[Source code of charts]
»»

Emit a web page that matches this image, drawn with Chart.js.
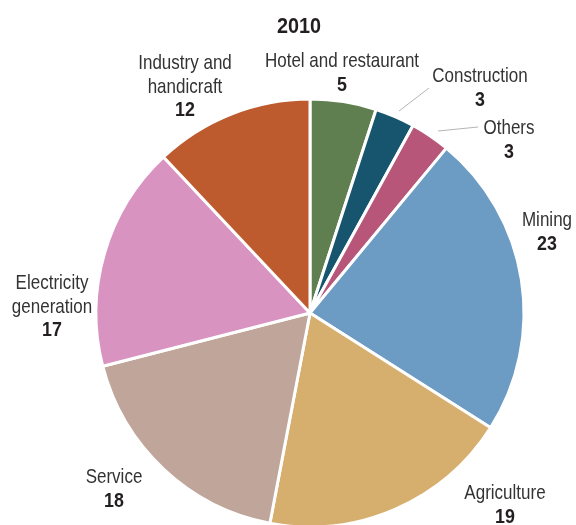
<!DOCTYPE html>
<html>
<head>
<meta charset="utf-8">
<script src="https://cdn.jsdelivr.net/npm/chart.js@4"></script>
<style>
  html, body { margin: 0; padding: 0; background: #fff; overflow: hidden; }
  .wrap { position: relative; width: 576px; height: 540px; }
</style>
</head>
<body>
<div class="wrap"><canvas id="pie"></canvas></div>
<script>
// Employment share by sector, 2010 (percent), clockwise from 12 o'clock
const sectors = ['Hotel and restaurant', 'Construction', 'Others', 'Mining',
  'Agriculture', 'Service', 'Electricity generation', 'Industry and handicraft'];
const shares = [5, 3, 3, 23, 19, 18, 17, 12];
const year = '2010';

const colors = ['#5f7f50', '#17556f', '#b8567a', '#6c9bc3',
  '#d6ae6e', '#bfa59a', '#d893c1', '#bd5a2e'];

// Label placement: text lines, offset of text block centre from pie centre,
// and an optional leader line (from text towards the slice edge).
const labelLayout = [
  {lines: ['Hotel and restaurant'], dx: 32, dy: -240},
  {lines: ['Construction'], dx: 170, dy: -225, leader: [[429, 88], [399, 111]]},
  {lines: ['Others'], dx: 199, dy: -173, leader: [[478, 127], [438, 131]]},
  {lines: ['Mining'], dx: 237, dy: -81},
  {lines: ['Agriculture'], dx: 195, dy: 192},
  {lines: ['Service'], dx: -196, dy: 176},
  {lines: ['Electricity', 'generation'], dx: -258, dy: -6},
  {lines: ['Industry and', 'handicraft'], dx: -125, dy: -226}
];

const FONT = '"Liberation Sans", Arial, sans-serif';
const LINE_H = 23.5;

// condensed look: draw regular sans squeezed horizontally
function narrowText(ctx, text, x, y, sx){
  ctx.save();
  ctx.translate(x, y);
  ctx.scale(sx, 1);
  ctx.fillText(text, 0, 0);
  ctx.restore();
}

const labelPlugin = {
  id: 'sectorLabels',
  afterDraw(chart){
    const ctx = chart.ctx;
    const arc = chart.getDatasetMeta(0).data[0];
    const cx = arc.x, cy = arc.y;
    ctx.save();
    ctx.textAlign = 'center';
    ctx.textBaseline = 'middle';

    // title
    ctx.fillStyle = '#231f20';
    ctx.font = 'bold 22px ' + FONT;
    narrowText(ctx, year, 299, 27, 0.9);

    // leader lines
    ctx.strokeStyle = '#b5b5b5';
    ctx.lineWidth = 1;
    labelLayout.forEach(l=>{
      if (!l.leader) return;
      ctx.beginPath();
      ctx.moveTo(l.leader[0][0], l.leader[0][1]);
      ctx.lineTo(l.leader[1][0], l.leader[1][1]);
      ctx.stroke();
    });

    labelLayout.forEach((l, i)=>{
      const n = l.lines.length + 1;
      const x = cx + l.dx;
      let y = cy + l.dy - (n - 1) * LINE_H / 2;
      ctx.fillStyle = '#333333';
      ctx.font = '21px ' + FONT;
      l.lines.forEach(t=>{ narrowText(ctx, t, x, y, 0.81); y += LINE_H; });
      ctx.fillStyle = '#231f20';
      ctx.font = 'bold 21px ' + FONT;
      narrowText(ctx, String(shares[i]), x, y, 0.85);
    });
    ctx.restore();
  }
};

new Chart(document.getElementById('pie'), {
  type: 'pie',
  data: {
    labels: sectors,
    datasets: [{
      data: shares,
      backgroundColor: colors,
      borderColor: '#ffffff',
      borderWidth: 3
    }]
  },
  options: {
    responsive: true,
    maintainAspectRatio: false,
    animation: false,
    layout: {padding: {left: 94.5, right: 50.5, top: 97.5, bottom: 11.5}},
    plugins: {
      legend: {display: false},
      tooltip: {enabled: false}
    }
  },
  plugins: [labelPlugin]
});
</script>
</body>
</html>
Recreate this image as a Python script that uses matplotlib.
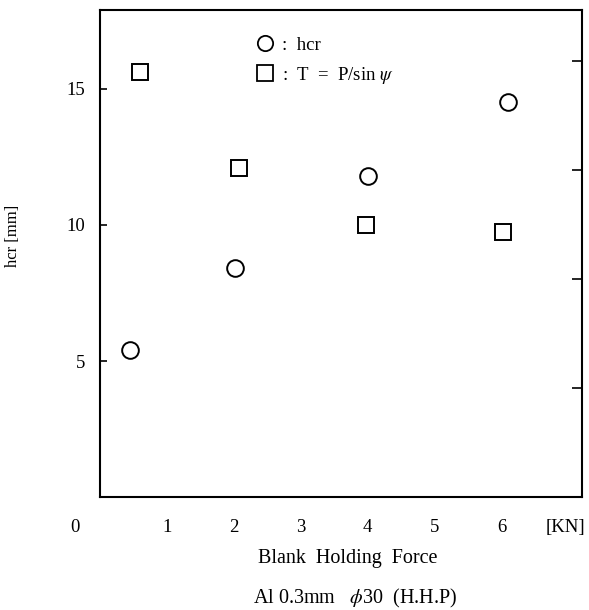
import matplotlib.pyplot as plt
from matplotlib.lines import Line2D

# data
force_hcr = [0.45, 2.02, 4.0, 6.1]
hcr = [5.4, 8.4, 11.8, 14.5]
force_T = [0.6, 2.08, 3.98, 6.02]
T = [15.6, 12.1, 10.0, 9.75]

x_ticks = [1, 2, 3, 4, 5, 6]
y_ticks = [5, 10, 15]
y_ticks_right = [4, 8, 12, 16]
x_marks = [2, 4, 6]

plt.rcParams['font.family'] = ['Liberation Serif', 'DejaVu Serif']
plt.rcParams['mathtext.fontset'] = 'stix'

fig = plt.figure(figsize=(5.89, 6.10), dpi=100)
ax = fig.add_axes([0.170, 0.185, 0.818, 0.799])

ax.plot(force_hcr, hcr, ls='', marker='o', ms=12, mfc='none', mec='k', mew=1.4)
ax.plot(force_T, T, ls='', marker='s', ms=11.5, mfc='none', mec='k', mew=1.4)

ax.set_xlim(0, 7.2)
ax.set_ylim(0, 17.9)

for s in ax.spines.values():
    s.set_linewidth(1.5)

ax.set_xticks(x_ticks)
ax.set_xticklabels([str(v) for v in x_ticks])
ax.set_xticks(x_marks, minor=True)
ax.tick_params(axis='x', which='major', length=0, pad=16, labelsize=13.5)
ax.tick_params(axis='x', which='minor', direction='in', length=3, width=1.2)

ax.set_yticks(y_ticks)
ax.set_yticklabels([str(v) for v in y_ticks])
ax.set_yticks(y_ticks_right, minor=True)
ax.tick_params(axis='y', which='major', direction='in', length=5, width=1.2,
               pad=11, labelsize=13.5)
ax.tick_params(axis='y', which='minor', left=False, right=True,
               direction='in', length=7, width=1.2)

# origin label and unit at the ends of the x axis
ax.annotate('0', xy=(0, 0), xycoords=('data', 'axes fraction'),
            xytext=(-18, -16), textcoords='offset points',
            ha='center', va='top', fontsize=13.5)
ax.annotate('[KN]', xy=(1, 0), xycoords='axes fraction',
            xytext=(-12, -16), textcoords='offset points',
            ha='center', va='top', fontsize=13.5)

handles = [
    Line2D([], [], ls='', marker='o', ms=11, mfc='none', mec='k', mew=1.3),
    Line2D([], [], ls='', marker='s', ms=11, mfc='none', mec='k', mew=1.3),
]
ax.legend(handles, [':  hcr', ':  T  =  P/sin $\\psi$'], loc='upper left',
          bbox_to_anchor=(0.284, 0.98), frameon=False, fontsize=13.5,
          handletextpad=0.3, labelspacing=0.6, handlelength=1.2)

fig.text(13 / 589, 1 - 236 / 610, 'hcr [mm]', rotation=90,
         ha='center', va='center', fontsize=12)
fig.text(348 / 589, 1 - 558 / 610, 'Blank  Holding  Force',
         ha='center', va='center', fontsize=14.5)
fig.text(355 / 589, 1 - 598 / 610, 'Al 0.3mm   $\\phi$30  (H.H.P)',
         ha='center', va='center', fontsize=14.5)

fig.savefig('out.png', dpi=100)
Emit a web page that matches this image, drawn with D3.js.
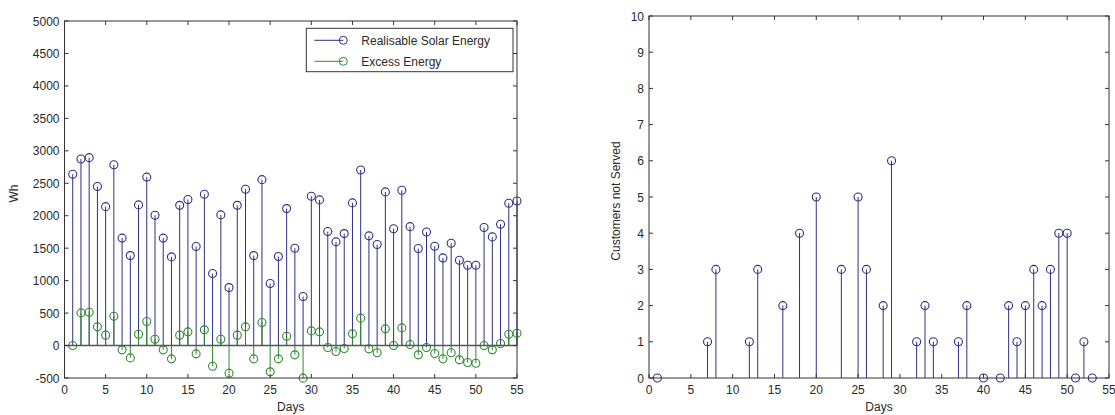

««

• Required task
Leave out the pictures and reproduce the rest of the listing exactly.

• Task solution
Emit a web page that matches this image, drawn with Chart.js.
<!DOCTYPE html>
<html>
<head>
<meta charset="utf-8">
<script src="https://cdn.jsdelivr.net/npm/chart.js@4"></script>
<style>
  html, body { margin: 0; padding: 0; background: #fff; overflow: hidden; }
  .wrap { position: relative; width: 576px; height: 540px; }
</style>
</head>
<body>
<div class="wrap"><canvas id="pie"></canvas></div>
<script>
// Employment share by sector, 2010 (percent), clockwise from 12 o'clock
const sectors = ['Hotel and restaurant', 'Construction', 'Others', 'Mining',
  'Agriculture', 'Service', 'Electricity generation', 'Industry and handicraft'];
const shares = [5, 3, 3, 23, 19, 18, 17, 12];
const year = '2010';

const colors = ['#5f7f50', '#17556f', '#b8567a', '#6c9bc3',
  '#d6ae6e', '#bfa59a', '#d893c1', '#bd5a2e'];

// Label placement: text lines, offset of text block centre from pie centre,
// and an optional leader line (from text towards the slice edge).
const labelLayout = [
  {lines: ['Hotel and restaurant'], dx: 32, dy: -240},
  {lines: ['Construction'], dx: 170, dy: -225, leader: [[429, 88], [399, 111]]},
  {lines: ['Others'], dx: 199, dy: -173, leader: [[478, 127], [438, 131]]},
  {lines: ['Mining'], dx: 237, dy: -81},
  {lines: ['Agriculture'], dx: 195, dy: 192},
  {lines: ['Service'], dx: -196, dy: 176},
  {lines: ['Electricity', 'generation'], dx: -258, dy: -6},
  {lines: ['Industry and', 'handicraft'], dx: -125, dy: -226}
];

const FONT = '"Liberation Sans", Arial, sans-serif';
const LINE_H = 23.5;

// condensed look: draw regular sans squeezed horizontally
function narrowText(ctx, text, x, y, sx){
  ctx.save();
  ctx.translate(x, y);
  ctx.scale(sx, 1);
  ctx.fillText(text, 0, 0);
  ctx.restore();
}

const labelPlugin = {
  id: 'sectorLabels',
  afterDraw(chart){
    const ctx = chart.ctx;
    const arc = chart.getDatasetMeta(0).data[0];
    const cx = arc.x, cy = arc.y;
    ctx.save();
    ctx.textAlign = 'center';
    ctx.textBaseline = 'middle';

    // title
    ctx.fillStyle = '#231f20';
    ctx.font = 'bold 22px ' + FONT;
    narrowText(ctx, year, 299, 27, 0.9);

    // leader lines
    ctx.strokeStyle = '#b5b5b5';
    ctx.lineWidth = 1;
    labelLayout.forEach(l=>{
      if (!l.leader) return;
      ctx.beginPath();
      ctx.moveTo(l.leader[0][0], l.leader[0][1]);
      ctx.lineTo(l.leader[1][0], l.leader[1][1]);
      ctx.stroke();
    });

    labelLayout.forEach((l, i)=>{
      const n = l.lines.length + 1;
      const x = cx + l.dx;
      let y = cy + l.dy - (n - 1) * LINE_H / 2;
      ctx.fillStyle = '#333333';
      ctx.font = '21px ' + FONT;
      l.lines.forEach(t=>{ narrowText(ctx, t, x, y, 0.81); y += LINE_H; });
      ctx.fillStyle = '#231f20';
      ctx.font = 'bold 21px ' + FONT;
      narrowText(ctx, String(shares[i]), x, y, 0.85);
    });
    ctx.restore();
  }
};

new Chart(document.getElementById('pie'), {
  type: 'pie',
  data: {
    labels: sectors,
    datasets: [{
      data: shares,
      backgroundColor: colors,
      borderColor: '#ffffff',
      borderWidth: 3
    }]
  },
  options: {
    responsive: true,
    maintainAspectRatio: false,
    animation: false,
    layout: {padding: {left: 94.5, right: 50.5, top: 97.5, bottom: 11.5}},
    plugins: {
      legend: {display: false},
      tooltip: {enabled: false}
    }
  },
  plugins: [labelPlugin]
});
</script>
</body>
</html>
Recreate this image as a Python script that uses matplotlib.
import matplotlib.pyplot as plt
from matplotlib.lines import Line2D

# data
force_hcr = [0.45, 2.02, 4.0, 6.1]
hcr = [5.4, 8.4, 11.8, 14.5]
force_T = [0.6, 2.08, 3.98, 6.02]
T = [15.6, 12.1, 10.0, 9.75]

x_ticks = [1, 2, 3, 4, 5, 6]
y_ticks = [5, 10, 15]
y_ticks_right = [4, 8, 12, 16]
x_marks = [2, 4, 6]

plt.rcParams['font.family'] = ['Liberation Serif', 'DejaVu Serif']
plt.rcParams['mathtext.fontset'] = 'stix'

fig = plt.figure(figsize=(5.89, 6.10), dpi=100)
ax = fig.add_axes([0.170, 0.185, 0.818, 0.799])

ax.plot(force_hcr, hcr, ls='', marker='o', ms=12, mfc='none', mec='k', mew=1.4)
ax.plot(force_T, T, ls='', marker='s', ms=11.5, mfc='none', mec='k', mew=1.4)

ax.set_xlim(0, 7.2)
ax.set_ylim(0, 17.9)

for s in ax.spines.values():
    s.set_linewidth(1.5)

ax.set_xticks(x_ticks)
ax.set_xticklabels([str(v) for v in x_ticks])
ax.set_xticks(x_marks, minor=True)
ax.tick_params(axis='x', which='major', length=0, pad=16, labelsize=13.5)
ax.tick_params(axis='x', which='minor', direction='in', length=3, width=1.2)

ax.set_yticks(y_ticks)
ax.set_yticklabels([str(v) for v in y_ticks])
ax.set_yticks(y_ticks_right, minor=True)
ax.tick_params(axis='y', which='major', direction='in', length=5, width=1.2,
               pad=11, labelsize=13.5)
ax.tick_params(axis='y', which='minor', left=False, right=True,
               direction='in', length=7, width=1.2)

# origin label and unit at the ends of the x axis
ax.annotate('0', xy=(0, 0), xycoords=('data', 'axes fraction'),
            xytext=(-18, -16), textcoords='offset points',
            ha='center', va='top', fontsize=13.5)
ax.annotate('[KN]', xy=(1, 0), xycoords='axes fraction',
            xytext=(-12, -16), textcoords='offset points',
            ha='center', va='top', fontsize=13.5)

handles = [
    Line2D([], [], ls='', marker='o', ms=11, mfc='none', mec='k', mew=1.3),
    Line2D([], [], ls='', marker='s', ms=11, mfc='none', mec='k', mew=1.3),
]
ax.legend(handles, [':  hcr', ':  T  =  P/sin $\\psi$'], loc='upper left',
          bbox_to_anchor=(0.284, 0.98), frameon=False, fontsize=13.5,
          handletextpad=0.3, labelspacing=0.6, handlelength=1.2)

fig.text(13 / 589, 1 - 236 / 610, 'hcr [mm]', rotation=90,
         ha='center', va='center', fontsize=12)
fig.text(348 / 589, 1 - 558 / 610, 'Blank  Holding  Force',
         ha='center', va='center', fontsize=14.5)
fig.text(355 / 589, 1 - 598 / 610, 'Al 0.3mm   $\\phi$30  (H.H.P)',
         ha='center', va='center', fontsize=14.5)

fig.savefig('out.png', dpi=100)
Emit a web page that matches this image, drawn with D3.js.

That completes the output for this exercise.